** START OF INFORMATION SHOWN **
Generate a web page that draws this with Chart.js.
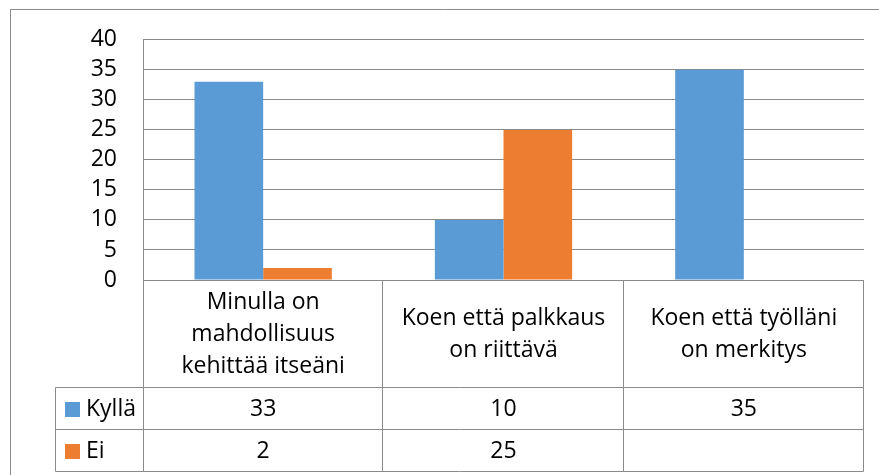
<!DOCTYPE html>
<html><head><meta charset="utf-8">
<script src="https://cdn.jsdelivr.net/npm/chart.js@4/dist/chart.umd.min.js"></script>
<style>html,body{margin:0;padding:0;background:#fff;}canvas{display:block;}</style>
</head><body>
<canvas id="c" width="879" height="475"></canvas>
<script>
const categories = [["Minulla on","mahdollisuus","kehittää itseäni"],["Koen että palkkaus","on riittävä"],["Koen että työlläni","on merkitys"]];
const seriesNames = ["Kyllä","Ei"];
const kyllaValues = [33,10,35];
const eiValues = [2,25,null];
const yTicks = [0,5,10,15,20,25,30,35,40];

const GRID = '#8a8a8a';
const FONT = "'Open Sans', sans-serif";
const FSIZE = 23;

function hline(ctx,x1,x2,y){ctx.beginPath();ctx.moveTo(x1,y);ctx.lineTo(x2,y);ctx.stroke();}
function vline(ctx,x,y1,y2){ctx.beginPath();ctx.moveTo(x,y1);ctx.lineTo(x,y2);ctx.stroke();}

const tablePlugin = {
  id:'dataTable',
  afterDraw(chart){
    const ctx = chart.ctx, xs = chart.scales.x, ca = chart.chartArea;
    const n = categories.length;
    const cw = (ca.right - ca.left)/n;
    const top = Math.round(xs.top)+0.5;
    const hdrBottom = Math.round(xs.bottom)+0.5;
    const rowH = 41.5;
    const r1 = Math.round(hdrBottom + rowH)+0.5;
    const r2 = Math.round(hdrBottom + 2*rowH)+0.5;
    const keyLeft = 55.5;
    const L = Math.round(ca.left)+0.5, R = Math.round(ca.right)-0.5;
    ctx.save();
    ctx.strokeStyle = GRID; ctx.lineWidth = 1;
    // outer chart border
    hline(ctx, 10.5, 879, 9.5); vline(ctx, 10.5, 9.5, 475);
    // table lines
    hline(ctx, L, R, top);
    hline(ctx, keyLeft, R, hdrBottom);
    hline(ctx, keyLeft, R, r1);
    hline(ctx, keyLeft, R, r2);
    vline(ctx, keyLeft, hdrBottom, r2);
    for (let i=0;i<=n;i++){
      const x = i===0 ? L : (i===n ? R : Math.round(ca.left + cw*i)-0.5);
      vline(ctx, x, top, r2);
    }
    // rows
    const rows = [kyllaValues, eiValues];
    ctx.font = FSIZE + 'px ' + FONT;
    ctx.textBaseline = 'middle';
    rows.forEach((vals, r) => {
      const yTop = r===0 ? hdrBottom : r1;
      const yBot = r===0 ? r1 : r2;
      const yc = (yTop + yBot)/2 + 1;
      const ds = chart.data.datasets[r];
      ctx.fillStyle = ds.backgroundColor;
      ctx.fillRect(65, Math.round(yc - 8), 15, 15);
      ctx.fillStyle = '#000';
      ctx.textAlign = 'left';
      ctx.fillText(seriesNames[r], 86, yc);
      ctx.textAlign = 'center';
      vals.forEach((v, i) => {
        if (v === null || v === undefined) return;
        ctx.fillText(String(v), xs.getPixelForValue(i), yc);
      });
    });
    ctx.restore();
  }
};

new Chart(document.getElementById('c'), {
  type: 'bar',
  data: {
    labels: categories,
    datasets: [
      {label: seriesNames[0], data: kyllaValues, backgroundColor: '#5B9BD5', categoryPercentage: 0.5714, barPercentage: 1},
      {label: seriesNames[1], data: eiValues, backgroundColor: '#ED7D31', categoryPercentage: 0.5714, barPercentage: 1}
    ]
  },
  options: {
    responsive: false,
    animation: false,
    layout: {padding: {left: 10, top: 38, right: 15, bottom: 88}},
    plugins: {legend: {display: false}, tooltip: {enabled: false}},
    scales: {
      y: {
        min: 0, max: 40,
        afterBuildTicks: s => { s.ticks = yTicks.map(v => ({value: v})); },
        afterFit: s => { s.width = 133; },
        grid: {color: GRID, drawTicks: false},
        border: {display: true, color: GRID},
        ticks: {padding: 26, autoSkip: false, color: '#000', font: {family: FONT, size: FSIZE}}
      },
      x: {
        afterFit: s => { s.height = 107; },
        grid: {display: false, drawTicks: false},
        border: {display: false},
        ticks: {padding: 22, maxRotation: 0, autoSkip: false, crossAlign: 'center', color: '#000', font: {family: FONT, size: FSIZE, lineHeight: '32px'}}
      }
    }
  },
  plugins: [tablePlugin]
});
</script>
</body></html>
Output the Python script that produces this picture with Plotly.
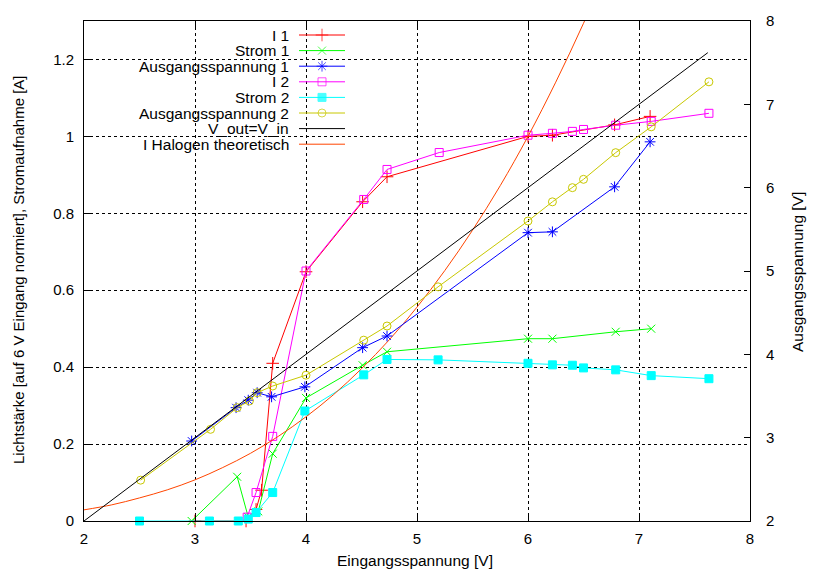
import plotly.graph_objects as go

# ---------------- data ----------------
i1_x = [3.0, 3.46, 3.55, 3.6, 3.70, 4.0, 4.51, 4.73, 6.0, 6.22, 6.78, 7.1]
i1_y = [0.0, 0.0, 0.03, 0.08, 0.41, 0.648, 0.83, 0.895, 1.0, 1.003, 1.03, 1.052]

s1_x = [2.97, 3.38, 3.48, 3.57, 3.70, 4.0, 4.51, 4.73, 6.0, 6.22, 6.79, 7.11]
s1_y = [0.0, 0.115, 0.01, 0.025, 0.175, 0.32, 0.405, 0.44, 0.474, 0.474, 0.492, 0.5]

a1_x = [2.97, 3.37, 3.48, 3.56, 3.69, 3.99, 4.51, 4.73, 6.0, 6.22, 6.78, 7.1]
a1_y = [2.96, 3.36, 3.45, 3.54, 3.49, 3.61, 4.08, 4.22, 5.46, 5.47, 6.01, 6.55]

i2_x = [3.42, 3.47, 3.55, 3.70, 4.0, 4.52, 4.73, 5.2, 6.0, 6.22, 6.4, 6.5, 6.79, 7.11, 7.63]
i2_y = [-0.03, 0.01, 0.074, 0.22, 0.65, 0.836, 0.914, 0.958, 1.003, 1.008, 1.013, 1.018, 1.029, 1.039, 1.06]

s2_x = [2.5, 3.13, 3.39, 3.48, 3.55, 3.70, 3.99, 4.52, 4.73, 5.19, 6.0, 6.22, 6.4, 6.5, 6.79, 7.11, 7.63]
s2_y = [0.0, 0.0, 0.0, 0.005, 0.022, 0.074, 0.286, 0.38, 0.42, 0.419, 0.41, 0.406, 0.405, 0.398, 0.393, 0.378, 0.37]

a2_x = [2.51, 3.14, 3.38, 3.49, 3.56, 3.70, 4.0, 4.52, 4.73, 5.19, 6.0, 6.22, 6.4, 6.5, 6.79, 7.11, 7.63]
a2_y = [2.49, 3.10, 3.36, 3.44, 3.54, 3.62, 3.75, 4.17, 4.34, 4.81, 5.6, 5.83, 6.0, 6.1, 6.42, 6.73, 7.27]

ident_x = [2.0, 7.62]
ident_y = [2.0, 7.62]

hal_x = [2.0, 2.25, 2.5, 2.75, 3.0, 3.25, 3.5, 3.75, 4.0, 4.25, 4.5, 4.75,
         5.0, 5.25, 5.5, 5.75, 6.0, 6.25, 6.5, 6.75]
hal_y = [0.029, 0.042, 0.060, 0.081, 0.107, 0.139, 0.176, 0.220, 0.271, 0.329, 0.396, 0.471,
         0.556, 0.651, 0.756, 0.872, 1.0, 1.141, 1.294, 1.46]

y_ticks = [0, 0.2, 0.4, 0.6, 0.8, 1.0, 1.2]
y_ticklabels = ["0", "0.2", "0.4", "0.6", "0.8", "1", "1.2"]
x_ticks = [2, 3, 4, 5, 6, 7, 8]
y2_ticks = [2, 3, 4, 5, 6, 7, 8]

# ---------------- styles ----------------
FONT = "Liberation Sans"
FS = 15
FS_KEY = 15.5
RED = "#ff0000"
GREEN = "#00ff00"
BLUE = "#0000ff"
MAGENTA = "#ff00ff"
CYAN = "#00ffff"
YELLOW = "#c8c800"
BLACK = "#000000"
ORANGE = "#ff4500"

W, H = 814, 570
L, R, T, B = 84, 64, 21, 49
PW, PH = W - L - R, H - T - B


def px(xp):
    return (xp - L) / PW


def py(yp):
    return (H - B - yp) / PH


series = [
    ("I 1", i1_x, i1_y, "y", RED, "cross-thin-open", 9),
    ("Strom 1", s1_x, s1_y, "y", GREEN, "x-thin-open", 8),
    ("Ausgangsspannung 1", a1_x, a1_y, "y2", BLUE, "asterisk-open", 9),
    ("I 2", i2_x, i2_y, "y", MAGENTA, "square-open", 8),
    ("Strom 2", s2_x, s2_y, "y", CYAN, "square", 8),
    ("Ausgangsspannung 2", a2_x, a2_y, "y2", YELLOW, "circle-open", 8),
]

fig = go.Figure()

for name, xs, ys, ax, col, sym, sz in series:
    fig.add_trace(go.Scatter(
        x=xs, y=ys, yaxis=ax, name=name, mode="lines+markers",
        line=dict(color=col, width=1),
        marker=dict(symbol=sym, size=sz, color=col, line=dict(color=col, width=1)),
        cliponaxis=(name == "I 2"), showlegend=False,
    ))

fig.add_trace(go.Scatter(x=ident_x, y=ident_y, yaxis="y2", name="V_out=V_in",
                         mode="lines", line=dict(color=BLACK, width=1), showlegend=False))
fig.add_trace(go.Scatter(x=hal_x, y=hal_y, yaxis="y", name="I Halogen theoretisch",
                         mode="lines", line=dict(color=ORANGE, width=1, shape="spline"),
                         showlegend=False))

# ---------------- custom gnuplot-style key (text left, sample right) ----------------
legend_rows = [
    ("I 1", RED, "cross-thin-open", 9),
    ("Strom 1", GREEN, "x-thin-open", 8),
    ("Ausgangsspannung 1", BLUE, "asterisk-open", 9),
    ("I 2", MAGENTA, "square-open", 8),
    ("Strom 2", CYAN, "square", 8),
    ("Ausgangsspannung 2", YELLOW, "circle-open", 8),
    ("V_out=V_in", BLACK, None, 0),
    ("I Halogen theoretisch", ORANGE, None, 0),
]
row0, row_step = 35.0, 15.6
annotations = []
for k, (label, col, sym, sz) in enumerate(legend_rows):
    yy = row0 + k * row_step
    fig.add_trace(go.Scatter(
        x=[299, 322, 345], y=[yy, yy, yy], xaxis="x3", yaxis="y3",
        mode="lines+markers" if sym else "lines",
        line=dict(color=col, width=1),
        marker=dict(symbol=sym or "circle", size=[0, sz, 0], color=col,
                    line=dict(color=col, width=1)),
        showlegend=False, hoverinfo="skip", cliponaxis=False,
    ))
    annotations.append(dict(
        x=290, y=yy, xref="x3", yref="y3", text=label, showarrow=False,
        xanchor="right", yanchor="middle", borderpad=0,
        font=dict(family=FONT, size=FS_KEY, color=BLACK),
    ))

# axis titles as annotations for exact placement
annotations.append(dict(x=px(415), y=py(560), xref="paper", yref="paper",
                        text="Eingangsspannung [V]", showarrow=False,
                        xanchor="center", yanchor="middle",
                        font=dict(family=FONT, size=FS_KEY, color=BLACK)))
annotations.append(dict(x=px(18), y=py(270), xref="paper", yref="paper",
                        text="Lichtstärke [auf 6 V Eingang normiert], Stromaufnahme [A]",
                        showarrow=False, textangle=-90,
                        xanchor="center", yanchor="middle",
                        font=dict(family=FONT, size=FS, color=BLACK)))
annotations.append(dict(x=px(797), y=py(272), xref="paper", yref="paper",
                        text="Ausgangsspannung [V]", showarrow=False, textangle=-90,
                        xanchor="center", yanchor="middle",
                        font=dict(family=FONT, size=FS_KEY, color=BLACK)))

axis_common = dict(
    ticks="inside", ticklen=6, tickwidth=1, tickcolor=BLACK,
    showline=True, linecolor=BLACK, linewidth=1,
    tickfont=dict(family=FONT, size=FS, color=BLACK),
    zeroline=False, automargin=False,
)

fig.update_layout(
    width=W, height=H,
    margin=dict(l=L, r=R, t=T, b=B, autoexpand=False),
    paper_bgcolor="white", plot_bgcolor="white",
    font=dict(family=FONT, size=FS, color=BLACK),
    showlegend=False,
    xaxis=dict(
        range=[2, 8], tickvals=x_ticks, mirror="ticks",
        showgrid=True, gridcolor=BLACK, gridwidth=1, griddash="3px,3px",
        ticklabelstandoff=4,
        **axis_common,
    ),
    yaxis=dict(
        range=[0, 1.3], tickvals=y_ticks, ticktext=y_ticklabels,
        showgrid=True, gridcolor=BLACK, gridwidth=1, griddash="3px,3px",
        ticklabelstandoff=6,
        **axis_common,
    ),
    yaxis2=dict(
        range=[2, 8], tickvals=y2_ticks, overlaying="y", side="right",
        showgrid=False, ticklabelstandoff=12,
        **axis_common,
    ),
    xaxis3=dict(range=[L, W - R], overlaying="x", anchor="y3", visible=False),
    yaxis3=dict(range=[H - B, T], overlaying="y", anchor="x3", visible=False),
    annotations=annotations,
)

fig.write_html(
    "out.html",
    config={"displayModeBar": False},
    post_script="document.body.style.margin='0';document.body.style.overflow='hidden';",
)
** END OF INFORMATION SHOWN **
Leave the pictures out, and transcribe exactly the lines above starting at the one that contains "Output the Python" and ending at the one that contains "0.474, 0.492, 0.5]".

Output the Python script that produces this picture with Plotly.
import plotly.graph_objects as go

# ---------------- data ----------------
i1_x = [3.0, 3.46, 3.55, 3.6, 3.70, 4.0, 4.51, 4.73, 6.0, 6.22, 6.78, 7.1]
i1_y = [0.0, 0.0, 0.03, 0.08, 0.41, 0.648, 0.83, 0.895, 1.0, 1.003, 1.03, 1.052]

s1_x = [2.97, 3.38, 3.48, 3.57, 3.70, 4.0, 4.51, 4.73, 6.0, 6.22, 6.79, 7.11]
s1_y = [0.0, 0.115, 0.01, 0.025, 0.175, 0.32, 0.405, 0.44, 0.474, 0.474, 0.492, 0.5]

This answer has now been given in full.